* Dataset excerpt:
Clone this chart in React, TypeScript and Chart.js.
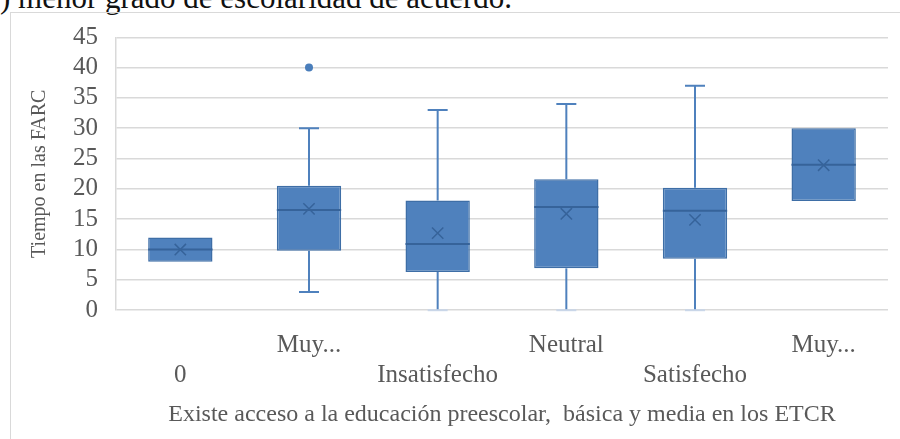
import React, { useEffect, useRef } from "react";
import { Chart, registerables } from "chart.js";

Chart.register(...registerables);

const categories = ["0", "Muy Insatisfecho", "Insatisfecho", "Neutral", "Satisfecho", "Muy Satisfecho"];
const tickLabels = [["", "0"], ["Muy...", ""], ["", "Insatisfecho"], ["Neutral", ""], ["", "Satisfecho"], ["Muy...", ""]];
const q1 = [8, 9.8, 6.3, 6.9, 8.5, 18];
const q3 = [12, 20.5, 18.1, 21.6, 20.2, 30];
const medians = [10, 16.5, 10.9, 17, 16.4, 24];
const means = [10, 16.7, 12.7, 15.9, 14.9, 23.9];
const whiskerMin = [8, 3, 0, 0, 0, 18];
const whiskerMax = [12, 30, 33, 34, 37, 30];
const outliers = [null, 40, null, null, null, null];
const yTicks = [0, 5, 10, 15, 20, 25, 30, 35, 40, 45];

const FONT = "'Liberation Serif', serif";
const TEXT = "#595959";
const FILL = "#4F81BD";
const EDGE = "#3E6EA6";
const DARK = "#36639A";

const boxPlugin = {
  id: "boxParts",
  afterDatasetDraw(chart: any, args: any) {
    if (args.index !== 0) return;
    const ctx = chart.ctx;
    const x = chart.scales.x;
    const y = chart.scales.y;
    const meta = chart.getDatasetMeta(0);
    ctx.save();
    meta.data.forEach((bar: any, i: number) => {
      const cx = x.getPixelForValue(i);
      const half = bar.width / 2;
      const cap = 10;
      ctx.strokeStyle = FILL;
      ctx.lineWidth = 2;
      const pTop = y.getPixelForValue(q3[i]);
      const pBot = y.getPixelForValue(q1[i]);
      const pMax = y.getPixelForValue(whiskerMax[i]);
      const pMin = y.getPixelForValue(whiskerMin[i]);
      if (whiskerMax[i] > q3[i]) {
        ctx.beginPath();
        ctx.moveTo(cx, pTop);
        ctx.lineTo(cx, pMax);
        ctx.moveTo(cx - cap, pMax);
        ctx.lineTo(cx + cap, pMax);
        ctx.stroke();
      }
      if (whiskerMin[i] < q1[i]) {
        ctx.beginPath();
        ctx.moveTo(cx, pBot);
        ctx.lineTo(cx, pMin);
        ctx.stroke();
        ctx.strokeStyle = whiskerMin[i] <= y.min ? "#c9d6e8" : FILL;
        ctx.beginPath();
        ctx.moveTo(cx - cap, pMin);
        ctx.lineTo(cx + cap, pMin);
        ctx.stroke();
      }
      ctx.strokeStyle = DARK;
      ctx.lineWidth = 2;
      const pMed = y.getPixelForValue(medians[i]);
      ctx.beginPath();
      ctx.moveTo(cx - half, pMed);
      ctx.lineTo(cx + half, pMed);
      ctx.stroke();
    });
    ctx.restore();
  },
};

export default function App() {
  const ref = useRef<HTMLCanvasElement | null>(null);
  useEffect(() => {
    if (!ref.current) return;
    const chart = new Chart(ref.current, {
      type: "bar",
      data: {
        labels: tickLabels as any,
        datasets: [
          {
            type: "bar",
            label: "Caja",
            data: q1.map((v, i) => [v, q3[i]]) as any,
            backgroundColor: FILL,
            borderColor: EDGE,
            borderWidth: 1.5,
            borderSkipped: false,
            barPercentage: 1,
            categoryPercentage: 0.5,
            order: 2,
          },
          {
            type: "line",
            label: "Media",
            data: means as any,
            showLine: false,
            pointStyle: "crossRot",
            pointRadius: 8,
            pointBorderWidth: 1.5,
            borderColor: DARK,
            backgroundColor: DARK,
            order: 1,
          },
          {
            type: "line",
            label: "Atípicos",
            data: outliers as any,
            showLine: false,
            pointStyle: "circle",
            pointRadius: 4,
            borderWidth: 0,
            pointBorderWidth: 0,
            backgroundColor: "#4A7EBB",
            borderColor: "#4A7EBB",
            order: 1,
          },
        ],
      },
      options: {
        animation: false,
        responsive: true,
        maintainAspectRatio: false,
        layout: { padding: { left: 10, right: 12, top: 9, bottom: 8 } },
        plugins: { legend: { display: false }, tooltip: { enabled: false } },
        scales: {
          x: {
            grid: { display: false },
            border: { display: false },
            ticks: {
              color: TEXT,
              font: { family: FONT, size: 25 },
              padding: 12,
              maxRotation: 0,
              autoSkip: false,
            },
            title: {
              display: true,
              text: "Existe acceso a la educación preescolar,  básica y media en los ETCR",
              color: TEXT,
              font: { family: FONT, size: 24 },
              padding: { top: -2, bottom: 2 },
            },
          },
          y: {
            min: 0,
            max: 45,
            afterBuildTicks: (s: any) => {
              s.ticks = yTicks.map((v) => ({ value: v }));
            },
            grid: { color: "#d9d9d9", lineWidth: 1.5, drawTicks: false },
            border: { display: true, color: "#d9d9d9", width: 1.5 },
            ticks: {
              color: TEXT,
              font: { family: FONT, size: 25, lineHeight: 0.5 },
              padding: 18,
              autoSkip: false,
            },
            title: {
              display: true,
              text: "Tiempo en las FARC",
              color: TEXT,
              font: { family: FONT, size: 20 },
              padding: { top: 6, bottom: 3 },
            },
          },
        },
      },
      plugins: [boxPlugin],
    });
    return () => chart.destroy();
  }, []);

  return (
    <div style={{ position: "absolute", left: 0, top: 0, width: 900, height: 439, overflow: "hidden", background: "#fff" }}>
      <div
        style={{
          position: "absolute",
          left: 0,
          top: -18,
          fontFamily: FONT,
          fontSize: 31,
          lineHeight: "31px",
          color: "#111",
          whiteSpace: "nowrap",
        }}
      >
        ) menor grado de escolaridad de acuerdo.
      </div>
      <div
        style={{
          position: "absolute",
          left: 10,
          top: 12,
          width: 900,
          height: 440,
          border: "1.5px solid #d9d9d9",
          boxSizing: "border-box",
        }}
      />
      <div style={{ position: "absolute", left: 12, top: 13, width: 888, height: 426 }}>
        <canvas ref={ref} />
      </div>
    </div>
  );
}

* Problem to solve: Lines of the material that contain the word "React" are to be gathered.

* Response to this exercise:
Clone this chart in React, TypeScript and Chart.js.
import React, { useEffect, useRef } from "react";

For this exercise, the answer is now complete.